(Bloomberg) -- It’s a landmark day for Treasuries, with concern about the latest Covid variant putting the market on course for its biggest rally since the early months of the pandemic.
The advance drove down the yield on the 10-year note down by as much as 15.1 basis points to 1.483% as investors piled into haven assets. Even after paring its move slightly, the yield remained on course for its biggest one-day fall since March 2020.
Poor post-holiday liquidity in Treasuries appears to have amplified the move, along with widespread positioning in favor of a monetary policy shift in the opposite direction. Two- and five-year yields reached their highest levels of the pandemic on Wednesday, providing increased scope for Friday’s post-Thanksgiving turnaround.
“I’d imagine that thin markets are only exacerbating the sell-off in risk assets and rally in safe havens,” said Zachary Griffiths, rates strategist at Wells Fargo Securities. “It remains to be seen how much of a global impact the new variant may have, but if there is another big outbreak resulting in more restrictive measures by governments across the globe, it may delay the more hawkish central bank policy currently priced in by front-end markets.”

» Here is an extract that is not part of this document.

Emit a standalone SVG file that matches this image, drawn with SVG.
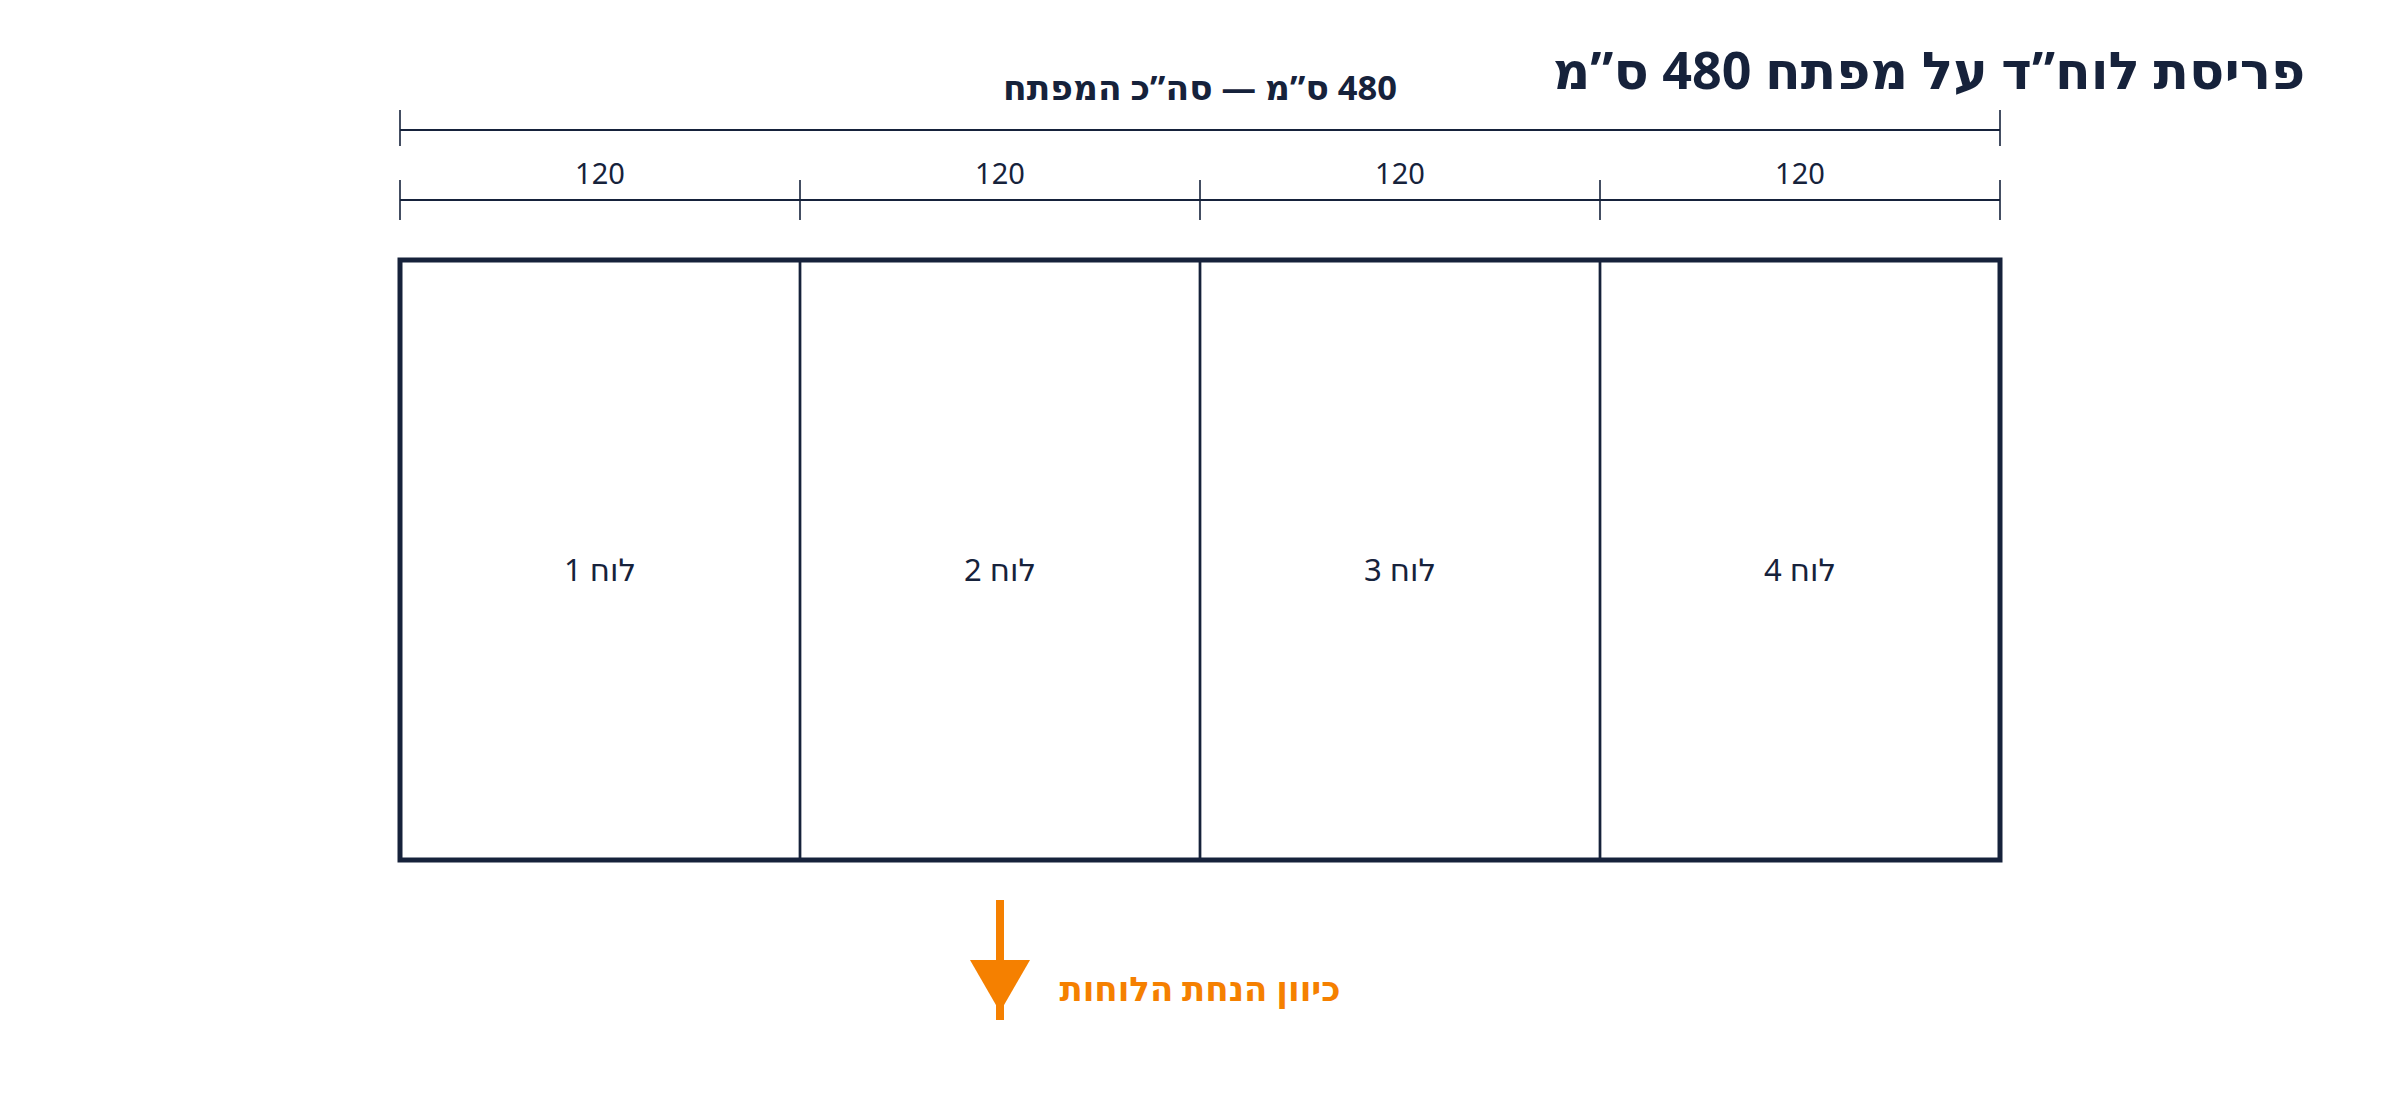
<svg xmlns="http://www.w3.org/2000/svg" width="2400" height="1120" viewBox="0 0 2400 1120">
  <style>
    .ink { stroke: #16223b; fill: none; }
    .dim { stroke: #16223b; stroke-width: 2; }
    .tick { stroke: #16223b; stroke-width: 1.6; }
    .t { font-family: "Noto Sans", "DejaVu Sans", sans-serif; fill: #16223b; direction: rtl; text-anchor: middle; }
    .title { font-size: 52px; font-weight: 700; }
    .total { font-size: 34.5px; font-weight: 700; }
    .sub { font-size: 29px; }
    .lbl { font-size: 31px; }
    .note { font-family: "Noto Sans", "DejaVu Sans", sans-serif; fill: #f58000; font-size: 34px; font-weight: 700; direction: rtl; text-anchor: middle; }
  </style>
  <rect width="2400" height="1120" fill="#ffffff"/>
  <text class="t title" x="1929" y="89">פריסת לוח”ד על מפתח 480 ס”מ</text>

  <g id="dimensions">
    <text class="t total" x="1200" y="100">480 ס”מ — סה”כ המפתח</text>
    <line class="dim" x1="400" y1="130" x2="2000" y2="130"/>
    <line class="tick" x1="400" y1="110" x2="400" y2="146"/>
    <line class="tick" x1="2000" y1="110" x2="2000" y2="146"/>
    <line class="dim" x1="400" y1="200" x2="2000" y2="200"/>
    <line class="tick" x1="400" y1="180" x2="400" y2="220"/>
    <line class="tick" x1="800" y1="180" x2="800" y2="220"/>
    <line class="tick" x1="1200" y1="180" x2="1200" y2="220"/>
    <line class="tick" x1="1600" y1="180" x2="1600" y2="220"/>
    <line class="tick" x1="2000" y1="180" x2="2000" y2="220"/>
    <text class="t sub" x="600" y="184">120</text>
    <text class="t sub" x="1000" y="184">120</text>
    <text class="t sub" x="1400" y="184">120</text>
    <text class="t sub" x="1800" y="184">120</text>
  </g>

  <g id="panel1">
    <rect class="ink" x="400" y="260" width="400" height="600" stroke-width="2.4"/>
    <text class="t lbl" x="600" y="581">לוח 1</text>
  </g>
  <g id="panel2">
    <rect class="ink" x="800" y="260" width="400" height="600" stroke-width="2.4"/>
    <text class="t lbl" x="1000" y="581">לוח 2</text>
  </g>
  <g id="panel3">
    <rect class="ink" x="1200" y="260" width="400" height="600" stroke-width="2.4"/>
    <text class="t lbl" x="1400" y="581">לוח 3</text>
  </g>
  <g id="panel4">
    <rect class="ink" x="1600" y="260" width="400" height="600" stroke-width="2.4"/>
    <text class="t lbl" x="1800" y="581">לוח 4</text>
  </g>
  <g id="frame">
    <rect class="ink" x="400" y="260" width="1600" height="600" stroke-width="5"/>
  </g>

  <g id="connectors">
    <line x1="1000" y1="900" x2="1000" y2="1020" stroke="#f58000" stroke-width="8"/>
    <polygon points="970,960 1030,960 1000,1012" fill="#f58000"/>
  </g>
  <g id="direction-note">
    <text class="note" x="1200" y="1001">כיוון הנחת הלוחות</text>
  </g>
</svg>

On Thursday, economists at Goldman Sachs Group Inc., said they expect the Federal Reserve will move faster than expected in their tapering of monetary policies, as inflationary pressures build.
The central bank will double the pace it’s withdrawing its massive asset purchase program to $30 billion a month from January and start raising interest rates from near zero in June, the economists led by Jan Hatzius said in a report to clients on Thursday.

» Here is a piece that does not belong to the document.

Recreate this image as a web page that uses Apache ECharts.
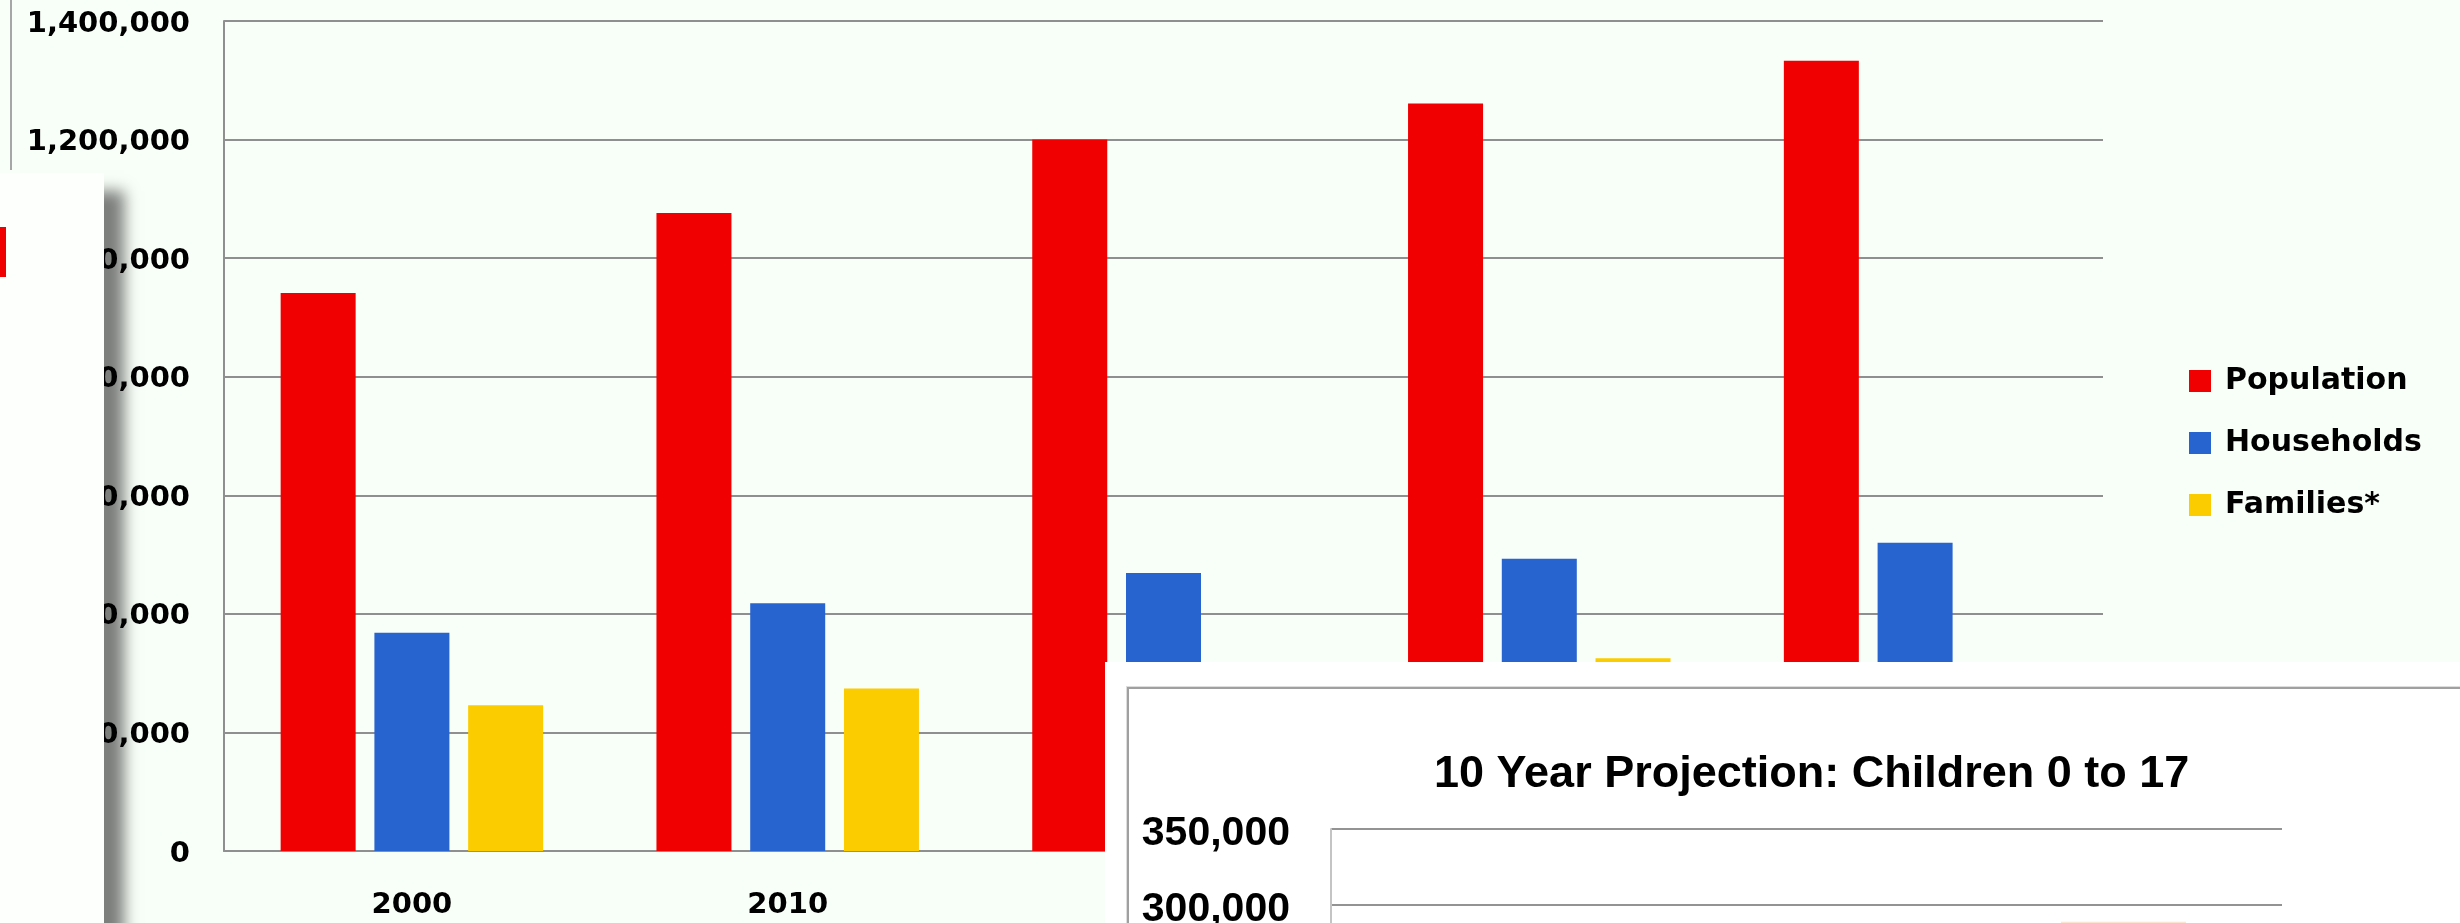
<!DOCTYPE html>
<html>
<head>
<meta charset="utf-8">
<script src="https://cdn.jsdelivr.net/npm/echarts@6/dist/echarts.min.js"></script>
<style>
  html, body { margin: 0; padding: 0; width: 2460px; height: 923px; overflow: hidden; background: #f8fef8; }
  #main { position: absolute; left: 0; top: 0; width: 2460px; height: 923px; }
  #edge { position: absolute; left: 10px; top: 0; width: 2px; height: 170px; background: #a6a6a6; }
  #side { position: absolute; left: 0; top: 173px; width: 104px; height: 800px; background: #fcfffc;
          box-shadow: 20px 18px 14px rgba(0, 0, 0, 0.5); }
  #side .mark { position: absolute; left: 0; top: 54px; width: 6px; height: 50px; background: #f00000; }
  #pane { position: absolute; left: 1105px; top: 662px; width: 1355px; height: 261px; background: #ffffff; overflow: hidden; }
  #frame { position: absolute; left: 22px; top: 25px; width: 1400px; height: 400px; border: 2px solid #a0a0a0;
           box-shadow: 0 0 0 1px #dddddd; }
  #proj { position: absolute; left: 0; top: 0; width: 1355px; height: 800px; }
</style>
</head>
<body>
<div id="main"></div>
<div id="edge"></div>
<div id="side"><div class="mark"></div></div>
<div id="pane">
  <div id="frame"></div>
  <div id="proj"></div>
</div>
<script>
// Population, households and families by year
const years = ['2000', '2010', '2015', '2020', '2025'];
const population = [941000, 1076000, 1200000, 1261000, 1333000];
const households = [368000, 418000, 469000, 493000, 520000];
const families = [246000, 274000, 300000, 325000, 315000];
const seriesNames = ['Population', 'Households', 'Families*'];
const seriesColors = ['#f00000', '#2864cf', '#fbcc00'];

// Children 0 to 17 projection
const projTitle = '10 Year Projection: Children 0 to 17';
const projYears = ['2010', '2015', '2020'];
const children = [262000, 276000, 289000];

const withCommas = v => Number(v).toLocaleString('en-US');
const gridGray = '#8f8f8f';
const boldDejaVu = { fontFamily: 'DejaVu Sans', fontWeight: 'bold', color: '#000' };

const main = echarts.init(document.getElementById('main'), null, { renderer: 'canvas' });
main.setOption({
  animation: false,
  backgroundColor: '#f8fef8',
  grid: { left: 224, right: 357, top: 21, bottom: 72 },
  legend: {
    orient: 'vertical',
    left: 2189,
    top: 366,
    padding: 0,
    itemWidth: 22,
    itemHeight: 22,
    itemGap: 32,
    icon: 'rect',
    data: seriesNames,
    textStyle: Object.assign({ fontSize: 30, padding: [0, 0, 0, 9] }, boldDejaVu)
  },
  xAxis: {
    type: 'category',
    data: years,
    axisLine: { lineStyle: { color: gridGray, width: 2 } },
    axisTick: { show: false },
    axisLabel: Object.assign({ fontSize: 29, margin: 40 }, boldDejaVu)
  },
  yAxis: {
    type: 'value',
    min: 0,
    max: 1400000,
    interval: 200000,
    axisLine: { show: true, lineStyle: { color: gridGray, width: 2 } },
    axisTick: { show: false },
    splitLine: { lineStyle: { color: gridGray, width: 2 } },
    axisLabel: Object.assign({ fontSize: 29, margin: 34, formatter: withCommas,
                               verticalAlign: 'top', lineHeight: 6 }, boldDejaVu)
  },
  series: [population, households, families].map((vals, i) => ({
    name: seriesNames[i],
    type: 'bar',
    data: vals,
    barWidth: 75,
    barGap: '25%',
    itemStyle: { color: seriesColors[i] }
  }))
});

const proj = echarts.init(document.getElementById('proj'), null, { renderer: 'canvas' });
const sansBold = { fontFamily: 'Liberation Sans', fontWeight: 'bold', color: '#000' };
proj.setOption({
  animation: false,
  title: {
    text: projTitle,
    left: 329,
    top: 90,
    padding: 0,
    textStyle: Object.assign({ fontSize: 45 }, sansBold)
  },
  grid: { left: 226, right: 178, top: 167, bottom: 101 },
  xAxis: {
    type: 'category',
    data: projYears,
    axisLine: { lineStyle: { color: '#c4c4c4', width: 2 } },
    axisTick: { show: false },
    axisLabel: Object.assign({ fontSize: 41 }, sansBold)
  },
  yAxis: {
    type: 'value',
    min: 0,
    max: 350000,
    interval: 50000,
    axisLine: { show: true, lineStyle: { color: '#c4c4c4', width: 2 } },
    axisTick: { show: false },
    splitLine: { lineStyle: { color: '#939393', width: 2 } },
    axisLabel: Object.assign({ fontSize: 41, margin: 41, formatter: withCommas,
                               verticalAlign: 'top', lineHeight: 9 }, sansBold)
  },
  series: [{
    name: 'Children 0 to 17',
    type: 'bar',
    data: children,
    barWidth: 125,
    itemStyle: { color: '#fce4d2' }
  }]
});
</script>
</body>
</html>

Rate hikes will occur in September and December, and again twice in 2023, the economists said, revising their previous forecast of a hike in July and November.

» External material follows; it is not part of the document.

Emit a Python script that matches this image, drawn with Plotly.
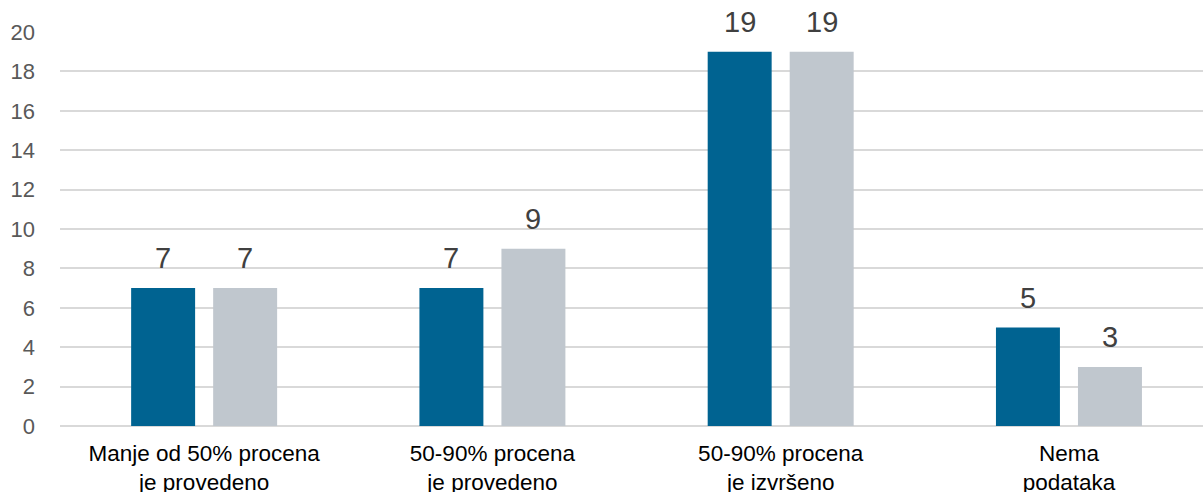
import plotly.graph_objects as go

categories = ["Manje od 50% procena<br>je provedeno",
              "50-90% procena<br>je provedeno",
              "50-90% procena<br>je izvršeno",
              "Nema<br>podataka"]
series_a = [7, 7, 19, 5]
series_b = [7, 9, 19, 3]
y_ticks = [0, 2, 4, 6, 8, 10, 12, 14, 16, 18, 20]

BLUE = "#006391"
GRAY = "#C0C7CE"
FONT = "Liberation Sans, Arial, sans-serif"

fig = go.Figure()
for name, vals, color in [("A", series_a, BLUE), ("B", series_b, GRAY)]:
    fig.add_trace(go.Bar(
        x=categories, y=vals, name=name,
        marker=dict(color=color, line=dict(width=0)),
        cliponaxis=False,
    ))

# value labels above each bar, offset to the bar's slot in its group
for vals, shift in [(series_a, -41), (series_b, 41)]:
    for cat, v in zip(categories, vals):
        fig.add_annotation(
            x=cat, y=v, text=str(v), showarrow=False,
            xanchor="center", yanchor="bottom", xshift=shift, yshift=12,
            font=dict(family=FONT, size=29, color="#404040"),
        )

fig.update_layout(
    width=1203, height=492,
    margin=dict(l=60, r=0, t=32, b=66),
    paper_bgcolor="white", plot_bgcolor="white",
    showlegend=False,
    barmode="group", bargap=0.431, bargroupgap=0.22,
    font=dict(family=FONT),
)
fig.update_xaxes(
    range=[-0.5, 3.465], automargin=False,
    tickfont=dict(family=FONT, size=22.5, color="#000000"),
    showgrid=False, showline=False, ticks="", ticklabelstandoff=11,
)
fig.update_yaxes(
    range=[0, 20], tickvals=y_ticks, automargin=False,
    tickfont=dict(family=FONT, size=22, color="#595959"),
    showgrid=True, gridcolor="#D9D9D9", gridwidth=2,
    zeroline=True, zerolinecolor="#D9D9D9", zerolinewidth=2,
    showline=False, ticks="", ticklabelstandoff=24,
)

fig.write_html("out.html")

Meanwhile, traders on Friday pushed back the timing of a first 25-basis-point rate increase by the Fed to September from June, while briefly pricing out any more hikes until 2023.
The pain is being felt across global markets, hitting equity benchmarks, emerging-market stocks and bonds, and the Bloomberg dollar index. The new strain, identified in South Africa and also discovered in two travelers to Hong Kong is sparking fear of another resurgence. The number of cases linked to the new variant is about 100 in South Africa.
The news is “a harsh reminder that we are still dealing with a pandemic that is not completely under control,” Griffiths said.